The week in higher education - 22 January 2015

January 22, 2015
  • The Sunday Times quoted Liam Byrne, Labour’s shadow universities, science and skills minister, as saying that “the right long-term shift is to a graduate tax” on 18 January. But the newspaper said that Labour was still considering its short-term option of lowering tuition fees to £6,000, which is what the party declared in 2011 it would do if it were in power at that time. It seems that Labour is in exactly the same position that it was when Mr Byrne said exactly the same to Times Higher Education in December 2013. On 16 January, Ed Miliband, the Labour leader, told students at Sheffield Hallam University that “we…want to do more for students heading to university, who leave at the end burdened down with debt. By the time of our manifesto, having listened to you, we will have more to say on higher education.” The depth of Labour’s internal agonies over the £6,000 policy is matched only by the depth of boredom experienced by those waiting for an announcement.

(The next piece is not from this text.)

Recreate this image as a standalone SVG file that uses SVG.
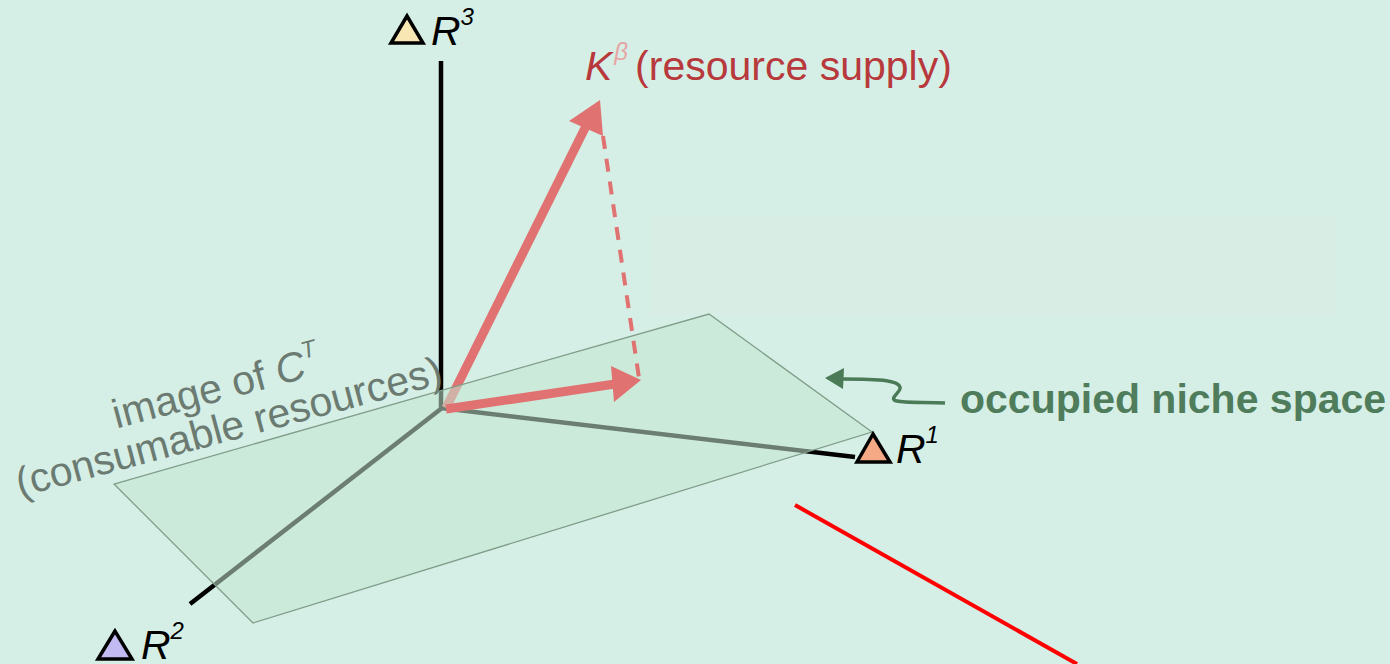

  • University leaders are used to hearing moans about their remuneration, but one may have been surprised by the latest attack on “academic fat cats”. On 18 January, Colin Riordan, vice-chancellor of Cardiff University, was pilloried in a Wales Online story for claiming a £6 taxi fare on expenses last year. Two months after that, the story added, he claimed a whopping £7 for another fare. The claims took place “amid a backdrop of spiralling tuition fees and swingeing staff cuts”, the site observes. Professor Riordan should fund such items out of his own pocket given his £238,000-?a-year salary, suggested a TaxPayers’ Alliance spokesman, who added that such claims set “the wrong example for the future of our country”. Despite the best efforts of the news website, however, it seems unlikely that Professor Riordan’s cab fares will elicit duckhouse-levels of public anger.
  • A Japanese man is suing a women-only university after his application to study there was turned down, the Bangkok Post reported on 19 January. The man in his twenties claims that the decision by Fukuoka Women’s University, in southwestern Japan, to reject his application to study nutrition is unconstitutional and amounts to gender discrimination, according to court papers. As Fukuoka is the only public university in the region to offer the course, the man would have to study at a private college to achieve his goal of becoming a dietitian, his lawyer says. Those campaigning for more opportunities for women in Japan’s notoriously male-dominated universities will no doubt note the bleak irony in the upcoming legal action.
  • One in five students now graduates with a first-class degree, figures show. Nearly 80,000 graduates picked up top marks last summer – four times as many as 15 years ago and 10,000 more than the number awarded the previous year, the Daily Mail reported on 16 January. Although howls of “degree inflation” are common at this time of year, the latest figures from Higher Education Statistics Agency do point to an alarming trend. Some 70 per cent of graduates now gain at least a 2:1, up from 64 per cent three years earlier, Hesa data show. If the year-on-year improvements continue at that pace, 100 per cent of students will gain at least an “Attila” by the end of next decade, with the terms “Desmond” and “Douglas” dropping out of common parlance, too.
  • Scientists at the University of Birmingham have cracked one of the big questions of the modern age: how to load a dishwasher correctly. The best way to tackle the problem is to load plates in a circular pattern around the cutlery basket, aligning them to the water jets emanating from the rotating arms, the Daily Mail reported on 16 January. Although dishwater racks are typically arranged in straight lines – making the ideal formation impracticable – plates would be cleaner if hard-to-shift carbohydrate stains, such as potato, could be placed in line with the jets, according to research published in the Chemical Engineering Journal. The research, which was undertaken with the help of manufacturers Whirlpool and Procter & Gamble, could lead to more efficient and effective dishwashers, say academics. Perhaps a new dishwasher powder called Impact will also be on the market soon.